Task prompt:
Will you repeat only the lines from the one with "Rebuild this chart" through the one with "Chart.register(...registerables);", both included, leaving every picture out?

════

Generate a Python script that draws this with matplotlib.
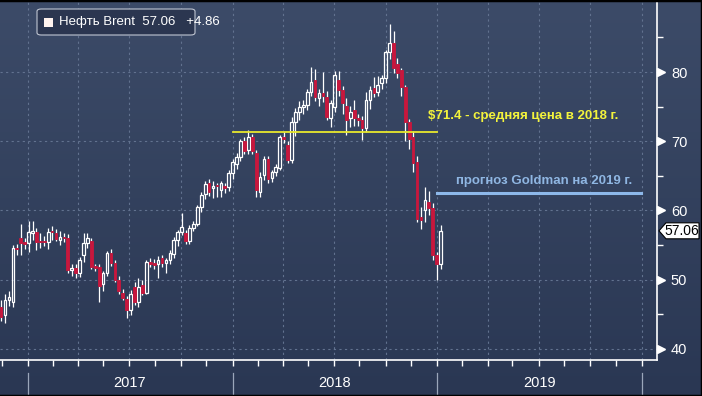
import numpy as np
import pandas as pd
import matplotlib
matplotlib.use("Agg")
import matplotlib.pyplot as plt
import matplotlib.dates as mdates
import matplotlib.transforms as mtransforms
from matplotlib.patches import Polygon, FancyBboxPatch, Rectangle

# weekly Brent candles (Nov 2016 - Jan 2019)
opens = [46.0, 44.9, 47.0, 46.8, 54.6, 56.0, 55.4, 55.3, 56.8, 56.9,
         55.6, 55.6, 55.5, 57.1, 56.8, 55.8, 56.2, 56.0, 51.4, 51.7,
         50.9, 53.6, 55.3, 55.6, 52.0, 51.9, 49.4, 51.0, 53.9, 52.4,
         50.0, 48.1, 47.2, 45.6, 49.0, 46.8, 49.3, 48.1, 52.6, 52.4,
         52.2, 53.1, 52.4, 52.9, 53.7, 55.8, 56.9, 56.8, 55.6, 57.5,
         58.0, 60.5, 62.4, 64.0, 63.2, 63.7, 63.0, 63.5, 63.4, 65.4,
         66.7, 67.7, 70.0, 68.7, 70.6, 68.3, 62.7, 65.1, 67.4, 64.7,
         65.6, 66.1, 70.6, 69.5, 67.3, 72.8, 74.2, 74.9, 75.2, 77.1,
         78.8, 76.2, 77.0, 76.4, 73.4, 75.0, 78.8, 77.4, 75.1, 73.4,
         74.5, 73.4, 73.0, 71.9, 76.0, 77.7, 77.1, 78.4, 79.1, 82.9,
         84.2, 81.2, 80.3, 77.8, 72.8, 70.6, 67.0, 59.1, 60.0, 61.2,
         60.4, 53.6, 52.2]
highs = [47.0, 48.0, 48.3, 55.0, 55.2, 58.1, 56.0, 58.5, 58.5, 57.5,
         56.8, 56.3, 57.4, 57.8, 57.3, 57.0, 56.8, 56.6, 52.3, 52.2,
         53.3, 56.8, 56.8, 56.0, 52.3, 52.2, 51.3, 54.2, 54.5, 52.8,
         50.5, 48.6, 47.6, 48.5, 49.6, 50.3, 50.0, 52.9, 53.2, 53.0,
         53.4, 53.5, 53.2, 54.3, 56.1, 57.2, 59.6, 57.2, 57.9, 58.5,
         60.8, 62.7, 64.3, 64.5, 64.2, 64.0, 64.3, 64.0, 65.8, 67.4,
         68.3, 70.3, 70.6, 71.6, 71.0, 68.7, 65.5, 67.8, 67.9, 65.9,
         66.7, 70.9, 71.3, 70.1, 73.5, 74.8, 75.8, 76.0, 77.6, 80.7,
         80.5, 77.5, 80.0, 77.3, 76.0, 80.2, 80.2, 78.0, 76.2, 75.1,
         76.0, 74.0, 73.6, 77.1, 78.0, 79.3, 79.4, 79.6, 83.2, 86.9,
         85.9, 82.0, 80.6, 78.1, 73.2, 71.5, 67.8, 60.5, 63.4, 62.8,
         61.1, 54.0, 57.9]
lows = [44.0, 43.8, 46.2, 46.0, 53.5, 53.6, 54.5, 54.0, 55.8, 54.3,
        54.6, 54.9, 54.5, 55.8, 55.6, 55.0, 55.5, 51.0, 50.6, 50.3,
        50.4, 52.6, 54.6, 51.5, 51.2, 46.8, 48.3, 50.5, 52.0, 49.7,
        47.9, 47.0, 44.5, 44.9, 46.4, 46.0, 47.8, 47.9, 51.8, 51.6,
        50.3, 51.9, 50.9, 52.3, 53.2, 54.9, 56.4, 55.2, 55.2, 57.0,
        57.7, 59.8, 61.6, 62.1, 61.8, 61.9, 62.0, 62.5, 62.8, 64.6,
        66.0, 67.1, 68.2, 68.1, 68.2, 62.0, 62.0, 64.4, 63.9, 64.1,
        65.0, 65.8, 69.8, 66.9, 66.8, 70.8, 73.1, 74.0, 74.5, 76.5,
        75.8, 75.1, 75.6, 73.0, 72.1, 74.2, 76.5, 74.0, 70.9, 72.0,
        72.2, 72.2, 70.2, 71.3, 74.6, 76.4, 76.6, 77.5, 78.4, 81.9,
        79.9, 79.1, 76.5, 70.1, 68.9, 65.6, 58.4, 57.3, 58.3, 59.3,
        52.9, 50.0, 51.5]
closes = [44.6, 47.1, 47.5, 54.6, 54.4, 55.3, 55.2, 56.9, 57.1, 55.5,
          55.5, 55.5, 56.9, 56.9, 55.9, 56.2, 56.0, 51.4, 51.7, 50.9,
          52.8, 55.3, 56.0, 51.9, 51.7, 49.1, 51.0, 53.9, 52.4, 50.0,
          48.3, 47.4, 45.6, 48.0, 46.8, 49.0, 48.1, 52.6, 52.2, 52.1,
          52.9, 52.4, 52.9, 53.9, 55.8, 56.9, 57.6, 55.6, 57.5, 58.0,
          60.5, 62.2, 63.8, 62.7, 63.6, 63.5, 63.9, 63.3, 65.4, 67.0,
          67.7, 70.0, 68.6, 70.6, 68.6, 63.0, 64.8, 67.4, 64.5, 65.6,
          66.3, 70.6, 70.3, 67.3, 72.8, 74.2, 75.0, 75.3, 77.1, 78.6,
          76.4, 77.0, 76.5, 73.5, 75.5, 79.6, 77.4, 75.5, 73.0, 74.2,
          73.4, 73.0, 71.9, 76.0, 77.4, 77.0, 78.1, 79.1, 82.9, 84.2,
          80.6, 79.9, 77.8, 72.8, 70.3, 66.9, 58.8, 58.6, 61.5, 60.4,
          53.6, 52.2, 57.06]

avg_2018 = 71.4
goldman_2019 = 62.5
years = [2017, 2018, 2019]

dates = pd.date_range("2016-11-14", periods=len(closes), freq="7D")

bg_top, bg_bot = "#3c4b68", "#2a3753"
red = "#c8173d"
white = "#ffffff"
grid_c = "#62728f"

fig = plt.figure(figsize=(7.02, 3.96), dpi=100)
fig.patch.set_facecolor(bg_bot)

# gradient background
bg = fig.add_axes([0, 0, 1, 1], zorder=0)
grad = np.linspace(0, 1, 256).reshape(-1, 1)
cmap = matplotlib.colors.LinearSegmentedColormap.from_list("bg", [bg_top, bg_bot])
bg.imshow(grad, aspect="auto", cmap=cmap, extent=[0, 1, 0, 1])
bg.axis("off")

ax = fig.add_axes([0, 0.0909, 0.9359, 0.9091], zorder=1)
ax.patch.set_alpha(0)

x = mdates.date2num(dates)
o = np.array(opens); c = np.array(closes)
h = np.array(highs); l = np.array(lows)
up = c >= o
w = 4.8
top = np.maximum(o, c); bot = np.minimum(o, c)

# wicks
ax.vlines(x, top, h, color=white, lw=0.9, zorder=3)
ax.vlines(x, l, bot, color=white, lw=0.9, zorder=3)
# bodies
ax.bar(x[up], (c - o)[up], bottom=o[up], width=w, facecolor="none",
       edgecolor=white, linewidth=0.9, zorder=4)
ax.bar(x[~up], (o - c)[~up], bottom=c[~up], width=w, facecolor=red,
       edgecolor=red, linewidth=0.6, zorder=4)

# reference lines
y0 = mdates.date2num(pd.Timestamp("2018-01-01"))
y1 = mdates.date2num(pd.Timestamp("2019-01-01"))
y2 = mdates.date2num(pd.Timestamp("2019-12-31"))
ax.plot([y0, y1], [avg_2018, avg_2018], color="#e8e82c", lw=1.3, zorder=5)
ax.plot([y1, y2], [goldman_2019, goldman_2019], color="#8db8ea", lw=2.2, zorder=5)
ax.text(mdates.date2num(pd.Timestamp("2018-12-16")), avg_2018 + 2.2,
        f"${avg_2018} - средняя цена в 2018 г.", color="#f3f33c",
        fontsize=9.5, fontweight="bold", family="Liberation Sans", va="center", zorder=6)
ax.text(mdates.date2num(pd.Timestamp("2019-02-04")), goldman_2019 + 1.8,
        "прогноз Goldman на 2019 г.", color="#8fb6e2",
        fontsize=9.5, fontweight="bold", family="Liberation Sans", va="center", zorder=6)

# grid
for q in pd.date_range("2017-01-01", "2020-01-01", freq="QS"):
    ax.axvline(mdates.date2num(q), color=grid_c, lw=0.8, ls=(0, (2, 3)), zorder=1)
for v in [40, 50, 60, 70, 80]:
    ax.axhline(v, color=grid_c, lw=0.8, ls=(0, (2, 3)), zorder=1)

# spines
for s in ["left", "top"]:
    ax.spines[s].set_visible(False)
for s in ["right", "bottom"]:
    ax.spines[s].set_color(white)
    ax.spines[s].set_linewidth(1.2)

# right axis
narrow = ["Liberation Sans Narrow", "Liberation Sans", "DejaVu Sans"]
ax.yaxis.tick_right()
ax.set_yticks([40, 50, 60, 70, 80])
ax.set_yticks([45, 55, 65, 75, 85], minor=True)
ax.tick_params(axis="y", which="major", length=0, pad=10, labelcolor=white, labelsize=10.5)
ax.tick_params(axis="y", which="minor", length=4, width=1, color=white, direction="out")
for lab in ax.get_yticklabels():
    lab.set_family(narrow)

# x ticks every 1.5 months
tick_dates = []
for yr in range(2016, 2020):
    for md in ["01-01", "02-15", "04-01", "05-15", "07-01", "08-15", "10-01", "11-15"]:
        tick_dates.append(pd.Timestamp(f"{yr}-{md}"))
tick_dates.append(pd.Timestamp("2020-01-01"))
ax.set_xticks(mdates.date2num(tick_dates))
ax.set_xticklabels([])
ax.tick_params(axis="x", length=4, width=1, color=white, direction="out")

# limits (after ticks, so set_xticks does not widen them)
ax.set_ylim(38.4, 90.4)
ax.set_xlim(mdates.date2num(pd.Timestamp("2016-11-12")),
            mdates.date2num(pd.Timestamp("2020-01-28")))

ytr = mtransforms.blended_transform_factory(ax.transAxes, ax.transData)
ax.plot([1.0] * 5, [40, 50, 60, 70, 80], ls="none", marker=">", ms=5.5, color=white,
        transform=mtransforms.offset_copy(ytr, fig=fig, x=4, y=0, units="dots"),
        clip_on=False, zorder=6)

# year separators and labels
xtr = mtransforms.blended_transform_factory(ax.transData, ax.transAxes)
for yr in years + [2020]:
    xv = mdates.date2num(pd.Timestamp(f"{yr}-01-01"))
    ax.plot([xv, xv], [-0.036, -0.11], color="#9aa6ba", lw=0.9,
            transform=xtr, clip_on=False)
for yr in years:
    xv = mdates.date2num(pd.Timestamp(f"{yr}-07-02"))
    ax.text(xv, -0.065, str(yr), color=white, fontsize=10.5, family=narrow,
            ha="center", va="center", transform=xtr)

# last price tag
fig.canvas.draw()
px, py = ytr.transform((1.0, closes[-1]))
verts = np.array([[2, 0], [9, 8], [42, 8], [42, -8], [9, -8]])
tag = Polygon(verts, closed=True, facecolor="white", edgecolor="black", lw=0.8,
              transform=mtransforms.Affine2D().translate(px, py), zorder=7)
fig.add_artist(tag)
fig.text((px + 25) / fig.bbox.width, py / fig.bbox.height, f"{closes[-1]:.2f}",
         color="black", fontsize=10, family=narrow, ha="center", va="center", zorder=8)

# legend box
chg = closes[-1] - closes[-2]
fw, fh = fig.bbox.width, fig.bbox.height
box = FancyBboxPatch((37 / fw, 1 - 35 / fh), 158 / fw, 26 / fh,
                     boxstyle="round,pad=0,rounding_size=0.006",
                     transform=fig.transFigure, facecolor="#2b3650",
                     edgecolor="#c0c6d2", lw=0.8, zorder=9)
fig.add_artist(box)
fig.add_artist(Rectangle((44 / fw, 1 - 27 / fh), 9 / fw, 9 / fh, transform=fig.transFigure,
                         facecolor="#fff3ef", edgecolor="none", zorder=10))
fig.text(59 / fw, 1 - 22.5 / fh, f"Нефть Brent  {closes[-1]:.2f}   {chg:+.2f}", color=white,
         fontsize=9.5, family="Liberation Sans", va="center", ha="left", zorder=10)

# dark frame on top, right and bottom edges
for xs, ys in [([0, 1], [1, 1]), ([1, 1], [0, 1]), ([0, 1], [0, 0])]:
    fig.add_artist(plt.Line2D(xs, ys, color="black", lw=2.5, transform=fig.transFigure, zorder=11))

fig.savefig("out.png", dpi=100, facecolor=fig.get_facecolor())
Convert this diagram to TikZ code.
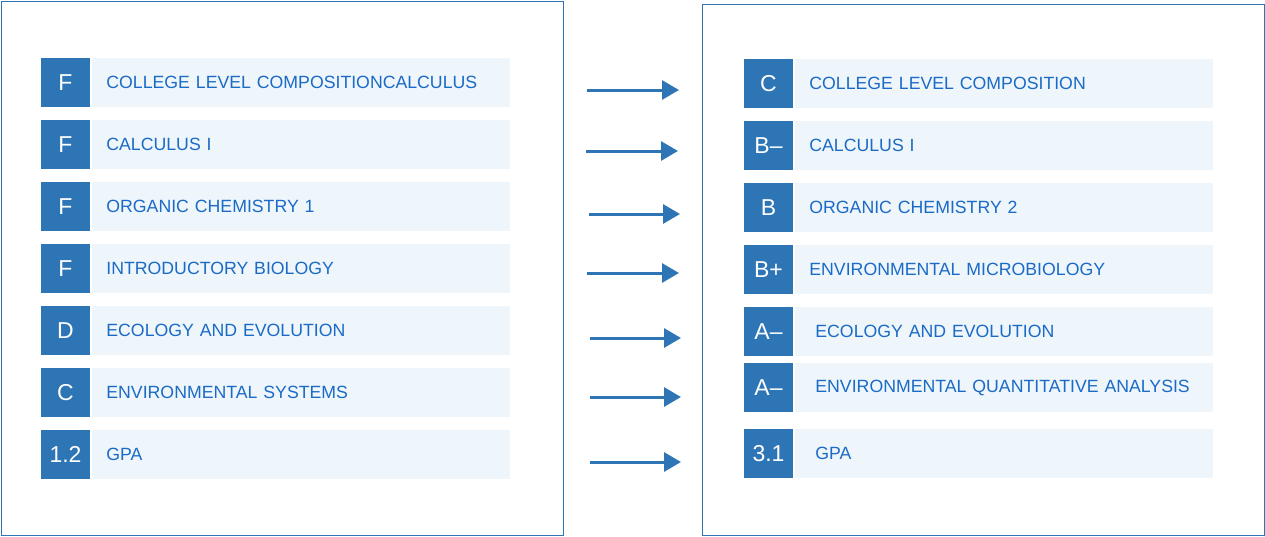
\documentclass[tikz,border=0pt]{standalone}
\usepackage{fontspec}
\setmainfont{Liberation Sans}
\usetikzlibrary{arrows.meta,positioning}
\definecolor{gradeblue}{HTML}{2E75B6}
\definecolor{barblue}{HTML}{EEF6FB}
\definecolor{courseblue}{HTML}{1B6AC6}
\tikzset{
	panel/.style={draw=gradeblue, line width=1pt},
	grade/.style={fill=gradeblue, text=white, minimum width=49pt, minimum height=49pt, inner sep=0pt, font=\fontsize{23}{23}\selectfont},
	course/.style={fill=barblue, text=courseblue, minimum height=49pt, minimum width=418pt, inner ysep=0pt, inner xsep=14pt, text width=390pt, align=left, font=\fontsize{17.7}{20}\selectfont},
	indent/.style={inner xsep=20pt, text width=378pt},
	gain/.style={draw=gradeblue, line width=3pt, -{Triangle[length=17pt,width=19pt]}}
}

\begin{document}
\begin{tikzpicture}[x=1pt, y=-1pt]
			%%%%% START %%%%%
			\useasboundingbox (0, 0) rectangle (1265, 536);
			
			\draw[panel] (1, 1) rectangle (563, 535);
			\draw[panel] (702, 4) rectangle (1264, 535);
			
			% before
			\node[grade] (gl1) at (65.5, 82.5) {F};
			\node[course, right=2pt of gl1] (cl1) {COLLEGE LEVEL COMPOSITIONCALCULUS};
			\node[grade] (gl2) at (65.5, 144.5) {F};
			\node[course, right=2pt of gl2] (cl2) {CALCULUS I};
			\node[grade] (gl3) at (65.5, 206.5) {F};
			\node[course, right=2pt of gl3] (cl3) {ORGANIC CHEMISTRY 1};
			\node[grade] (gl4) at (65.5, 268.5) {F};
			\node[course, right=2pt of gl4] (cl4) {INTRODUCTORY BIOLOGY};
			\node[grade] (gl5) at (65.5, 330.5) {D};
			\node[course, right=2pt of gl5] (cl5) {ECOLOGY AND EVOLUTION};
			\node[grade] (gl6) at (65.5, 392.5) {C};
			\node[course, right=2pt of gl6] (cl6) {ENVIRONMENTAL SYSTEMS};
			\node[grade] (gl7) at (65.5, 454.5) {1.2};
			\node[course, right=2pt of gl7] (cl7) {GPA};
			
			% after
			\node[grade] (gr1) at (768.5, 83.5) {C};
			\node[course, right=2pt of gr1] (cr1) {COLLEGE LEVEL COMPOSITION};
			\node[grade] (gr2) at (768.5, 145.5) {B--};
			\node[course, right=2pt of gr2] (cr2) {CALCULUS I};
			\node[grade] (gr3) at (768.5, 207.5) {B};
			\node[course, right=2pt of gr3] (cr3) {ORGANIC CHEMISTRY 2};
			\node[grade] (gr4) at (768.5, 269.5) {B+};
			\node[course, right=2pt of gr4] (cr4) {ENVIRONMENTAL MICROBIOLOGY};
			\node[grade] (gr5) at (768.5, 331.5) {A--};
			\node[course, indent, right=2pt of gr5] (cr5) {ECOLOGY AND EVOLUTION};
			\node[grade] (gr6) at (768.5, 387.5) {A--};
			\node[course, indent, right=2pt of gr6] (cr6) {ENVIRONMENTAL QUANTITATIVE ANALYSIS};
			\node[grade] (gr7) at (768.5, 453.5) {3.1};
			\node[course, indent, right=2pt of gr7] (cr7) {GPA};
			
			% arrows
			\coordinate (a1) at (587, 90);
			\coordinate (b1) at (679, 90);
			\coordinate (a2) at (586, 151);
			\coordinate (b2) at (678, 151);
			\coordinate (a3) at (589, 214);
			\coordinate (b3) at (680, 214);
			\coordinate (a4) at (587, 273);
			\coordinate (b4) at (679, 273);
			\coordinate (a5) at (590, 338);
			\coordinate (b5) at (681, 338);
			\coordinate (a6) at (590, 397);
			\coordinate (b6) at (681, 397);
			\coordinate (a7) at (590, 462);
			\coordinate (b7) at (681, 462);
			\draw[gain] (a1) -- (b1);
			\draw[gain] (a2) -- (b2);
			\draw[gain] (a3) -- (b3);
			\draw[gain] (a4) -- (b4);
			\draw[gain] (a5) -- (b5);
			\draw[gain] (a6) -- (b6);
			\draw[gain] (a7) -- (b7);
			
			%%%%% END %%%%%
		\end{tikzpicture}
\end{document}
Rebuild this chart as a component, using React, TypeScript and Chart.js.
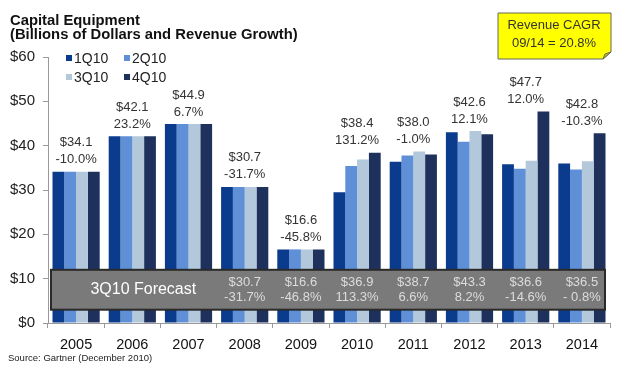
import React, { useEffect, useRef } from "react";
import { Chart, registerables } from "chart.js";

Chart.register(...registerables);

const years = ["2005", "2006", "2007", "2008", "2009", "2010", "2011", "2012", "2013", "2014"];
const seriesNames = ["1Q10", "2Q10", "3Q10", "4Q10"];
const q1 = [34.1, 42.1, 44.9, 30.7, 16.6, 29.5, 36.4, 43.0, 35.8, 36.0];
const q2 = [34.1, 42.1, 44.9, 30.7, 16.6, 35.4, 37.8, 40.9, 34.8, 34.6];
const q3 = [34.1, 42.1, 44.9, 30.7, 16.6, 36.9, 38.7, 43.3, 36.6, 36.5];
const q4 = [34.1, 42.1, 44.9, 30.7, 16.6, 38.4, 38.0, 42.6, 47.7, 42.8];
const topValues = ["$34.1", "$42.1", "$44.9", "$30.7", "$16.6", "$38.4", "$38.0", "$42.6", "$47.7", "$42.8"];
const topGrowth = ["-10.0%", "23.2%", "6.7%", "-31.7%", "-45.8%", "131.2%", "-1.0%", "12.1%", "12.0%", "-10.3%"];
const forecastValues = ["", "", "", "$30.7", "$16.6", "$36.9", "$38.7", "$43.3", "$36.6", "$36.5"];
const forecastGrowth = ["", "", "", "-31.7%", "-46.8%", "113.3%", "6.6%", "8.2%", "-14.6%", "- 0.8%"];
const yTicks = [0, 10, 20, 30, 40, 50, 60];

const FONT = "'Liberation Sans', Arial, sans-serif";
const colors = ["#0b3b8c", "#5f8fd6", "#b3c8da", "#1e315d"];

const overlayPlugin = {
  id: "overlay",
  afterDatasetsDraw(chart: any) {
    const { ctx, chartArea } = chart;
    const x = chart.scales.x;
    const y = chart.scales.y;
    ctx.save();

    // Title
    ctx.fillStyle = "#111";
    ctx.font = `bold 14.8px ${FONT}`;
    ctx.textAlign = "left";
    ctx.textBaseline = "alphabetic";
    ctx.fillText("Capital Equipment", 10, 25);
    ctx.fillText("(Billions of Dollars and Revenue Growth)", 10, 39);

    // Legend
    const legendPos = [
      [66, 58],
      [124, 58],
      [66, 77],
      [124, 77],
    ];
    ctx.font = `14px ${FONT}`;
    ctx.textBaseline = "middle";
    seriesNames.forEach((name, i) => {
      const [lx, ly] = legendPos[i];
      ctx.fillStyle = colors[i];
      ctx.fillRect(lx, ly - 3, 6, 6);
      ctx.fillStyle = "#222";
      ctx.fillText(name, lx + 8, ly + 1);
    });

    // CAGR box
    ctx.beginPath();
    ctx.moveTo(498, 13);
    ctx.lineTo(611, 13);
    ctx.lineTo(611, 52);
    ctx.lineTo(603, 59);
    ctx.lineTo(498, 59);
    ctx.closePath();
    ctx.fillStyle = "#ffff00";
    ctx.fill();
    ctx.strokeStyle = "#666";
    ctx.lineWidth = 1;
    ctx.stroke();
    ctx.beginPath();
    ctx.moveTo(603, 59);
    ctx.lineTo(605, 54);
    ctx.lineTo(611, 52);
    ctx.closePath();
    ctx.fillStyle = "#c8c800";
    ctx.fill();
    ctx.stroke();
    ctx.fillStyle = "#333";
    ctx.font = `13px ${FONT}`;
    ctx.textAlign = "center";
    ctx.fillText("Revenue CAGR", 554, 25);
    ctx.fillText("09/14 = 20.8%", 554, 43);

    // Top labels
    ctx.fillStyle = "#333";
    ctx.font = `13px ${FONT}`;
    years.forEach((_, i) => {
      const cx = x.getPixelForValue(i);
      const maxV = Math.max(q1[i], q2[i], q3[i], q4[i]);
      const top = y.getPixelForValue(maxV);
      ctx.fillText(topValues[i], cx, top - 29);
      ctx.fillText(topGrowth[i], cx, top - 12);
    });

    // Forecast band
    const bTop = y.getPixelForValue(12);
    const bBot = y.getPixelForValue(3);
    const bLeft = chartArea.left + 3;
    const bRight = chartArea.right - 5;
    ctx.fillStyle = "#7a7a7a";
    ctx.fillRect(bLeft, bTop, bRight - bLeft, bBot - bTop);
    ctx.strokeStyle = "#2a2a2a";
    ctx.lineWidth = 2;
    ctx.strokeRect(bLeft, bTop, bRight - bLeft, bBot - bTop);

    const bMid = (bTop + bBot) / 2;
    ctx.fillStyle = "#ffffff";
    ctx.font = `16px ${FONT}`;
    ctx.fillText("3Q10 Forecast", x.getPixelForValue(1) + 11, bMid);

    ctx.fillStyle = "#dcdcdc";
    ctx.font = `13px ${FONT}`;
    years.forEach((_, i) => {
      if (!forecastValues[i]) return;
      const cx = x.getPixelForValue(i);
      ctx.fillText(forecastValues[i], cx, bMid - 7);
      ctx.fillText(forecastGrowth[i], cx, bMid + 8);
    });

    // Source
    ctx.fillStyle = "#222";
    ctx.font = `9.5px ${FONT}`;
    ctx.textAlign = "left";
    ctx.fillText("Source: Gartner (December 2010)", 8, 358);

    ctx.restore();
  },
};

export default function App() {
  const ref = useRef<HTMLCanvasElement | null>(null);

  useEffect(() => {
    if (!ref.current) return;
    const chart = new Chart(ref.current, {
      type: "bar",
      data: {
        labels: years,
        datasets: [q1, q2, q3, q4].map((d, i) => ({
          label: seriesNames[i],
          data: d,
          backgroundColor: colors[i],
          borderWidth: 0,
          categoryPercentage: 0.84,
          barPercentage: 1.0,
        })),
      },
      options: {
        responsive: false,
        animation: false,
        layout: { padding: { top: 57, right: 10, left: 0, bottom: 0 } },
        plugins: {
          legend: { display: false },
          title: { display: false },
          tooltip: { enabled: false },
        },
        scales: {
          x: {
            grid: {
              drawOnChartArea: false,
              drawTicks: true,
              tickLength: 5,
              color: "#999",
              offset: true,
            },
            border: { color: "#999", width: 1 },
            ticks: {
              color: "#111",
              font: { family: FONT, size: 14.5 },
              padding: 8,
              maxRotation: 0,
            },
            afterFit: (s: any) => {
              s.height = 44;
            },
          },
          y: {
            min: 0,
            max: 60,
            afterBuildTicks: (s: any) => {
              s.ticks = yTicks.map((v) => ({ value: v }));
            },
            grid: {
              drawOnChartArea: false,
              drawTicks: true,
              tickLength: 5,
              color: "#999",
            },
            border: { color: "#999", width: 1 },
            ticks: {
              color: "#222",
              font: { family: FONT, size: 15 },
              padding: 8,
              callback: (v: any) => "$" + v,
            },
            afterFit: (s: any) => {
              s.width = 48;
            },
          },
        },
      },
      plugins: [overlayPlugin],
    });
    return () => chart.destroy();
  }, []);

  return (
    <div style={{ position: "absolute", left: 0, top: 0, width: 620, height: 367, background: "#fff" }}>
      <canvas ref={ref} width={620} height={367} style={{ width: 620, height: 367 }} />
    </div>
  );
}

════

Answer for this exercise:
Rebuild this chart as a component, using React, TypeScript and Chart.js.
import React, { useEffect, useRef } from "react";
import { Chart, registerables } from "chart.js";

Chart.register(...registerables);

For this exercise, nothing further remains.